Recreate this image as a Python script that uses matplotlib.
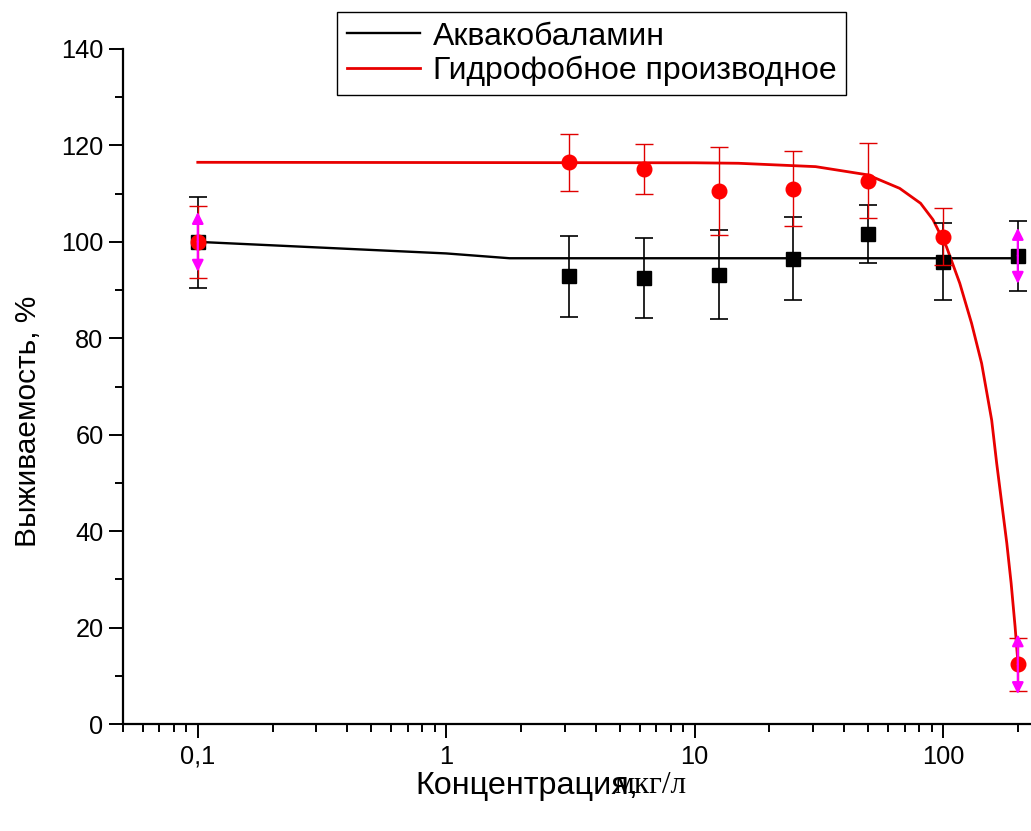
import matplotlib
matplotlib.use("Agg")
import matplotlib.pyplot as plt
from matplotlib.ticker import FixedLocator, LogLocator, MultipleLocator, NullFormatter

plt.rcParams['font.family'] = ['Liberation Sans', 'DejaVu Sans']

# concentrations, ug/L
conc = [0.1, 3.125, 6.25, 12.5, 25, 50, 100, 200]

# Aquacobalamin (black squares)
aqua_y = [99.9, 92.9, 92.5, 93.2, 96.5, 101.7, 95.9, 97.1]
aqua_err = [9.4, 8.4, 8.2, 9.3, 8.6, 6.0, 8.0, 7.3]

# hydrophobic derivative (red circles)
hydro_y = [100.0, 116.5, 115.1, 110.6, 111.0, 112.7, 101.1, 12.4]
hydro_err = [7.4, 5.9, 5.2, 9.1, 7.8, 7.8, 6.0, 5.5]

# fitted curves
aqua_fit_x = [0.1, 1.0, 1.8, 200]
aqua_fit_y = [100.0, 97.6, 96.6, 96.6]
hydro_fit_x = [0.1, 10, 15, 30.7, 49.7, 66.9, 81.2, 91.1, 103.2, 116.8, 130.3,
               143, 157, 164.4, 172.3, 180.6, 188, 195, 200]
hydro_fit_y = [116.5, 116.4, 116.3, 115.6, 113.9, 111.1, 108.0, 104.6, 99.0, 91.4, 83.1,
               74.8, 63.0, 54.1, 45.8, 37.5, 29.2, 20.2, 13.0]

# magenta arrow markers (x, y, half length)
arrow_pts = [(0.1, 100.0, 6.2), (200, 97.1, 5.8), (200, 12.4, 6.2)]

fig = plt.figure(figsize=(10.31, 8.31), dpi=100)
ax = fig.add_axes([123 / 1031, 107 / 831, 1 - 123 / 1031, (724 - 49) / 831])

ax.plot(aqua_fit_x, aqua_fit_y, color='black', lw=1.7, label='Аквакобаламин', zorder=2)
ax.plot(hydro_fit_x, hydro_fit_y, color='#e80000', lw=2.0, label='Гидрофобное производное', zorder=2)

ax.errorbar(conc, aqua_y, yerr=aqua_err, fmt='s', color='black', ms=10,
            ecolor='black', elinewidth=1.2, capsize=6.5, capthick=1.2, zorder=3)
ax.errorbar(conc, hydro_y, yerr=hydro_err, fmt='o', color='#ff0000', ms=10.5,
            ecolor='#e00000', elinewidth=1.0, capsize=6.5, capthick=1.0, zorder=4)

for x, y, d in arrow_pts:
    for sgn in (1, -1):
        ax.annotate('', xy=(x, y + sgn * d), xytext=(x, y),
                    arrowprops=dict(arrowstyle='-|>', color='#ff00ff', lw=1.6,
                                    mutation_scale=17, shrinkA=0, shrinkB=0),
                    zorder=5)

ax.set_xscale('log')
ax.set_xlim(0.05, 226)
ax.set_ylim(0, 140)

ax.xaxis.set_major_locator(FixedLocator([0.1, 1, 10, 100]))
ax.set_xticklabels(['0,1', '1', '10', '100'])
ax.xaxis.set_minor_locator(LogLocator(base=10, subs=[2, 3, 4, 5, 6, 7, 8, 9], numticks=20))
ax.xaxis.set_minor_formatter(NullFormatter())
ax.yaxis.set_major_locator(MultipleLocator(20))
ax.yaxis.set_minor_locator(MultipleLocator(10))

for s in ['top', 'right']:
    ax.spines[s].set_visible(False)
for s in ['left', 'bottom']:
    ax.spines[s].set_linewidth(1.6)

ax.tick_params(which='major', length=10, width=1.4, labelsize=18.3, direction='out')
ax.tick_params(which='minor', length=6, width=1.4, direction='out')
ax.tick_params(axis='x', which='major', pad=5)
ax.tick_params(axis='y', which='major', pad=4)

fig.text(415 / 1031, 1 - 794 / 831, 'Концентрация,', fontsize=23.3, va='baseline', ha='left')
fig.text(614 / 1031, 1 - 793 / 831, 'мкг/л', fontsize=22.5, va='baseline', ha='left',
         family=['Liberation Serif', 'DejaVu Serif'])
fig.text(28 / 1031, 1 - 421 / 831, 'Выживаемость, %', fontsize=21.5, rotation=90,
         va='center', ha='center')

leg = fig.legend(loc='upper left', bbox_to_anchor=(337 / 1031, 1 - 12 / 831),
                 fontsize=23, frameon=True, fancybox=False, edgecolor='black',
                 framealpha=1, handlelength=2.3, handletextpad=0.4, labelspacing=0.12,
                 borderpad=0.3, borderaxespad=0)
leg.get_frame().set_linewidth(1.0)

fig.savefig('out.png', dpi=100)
+ + + + + + +
_WORK TO BE COMPLETED:_ Copy all lines from the listing that contain "matplotlib".

_FINISHED TASK:_
Recreate this image as a Python script that uses matplotlib.
import matplotlib
matplotlib.use("Agg")
import matplotlib.pyplot as plt
from matplotlib.ticker import FixedLocator, LogLocator, MultipleLocator, NullFormatter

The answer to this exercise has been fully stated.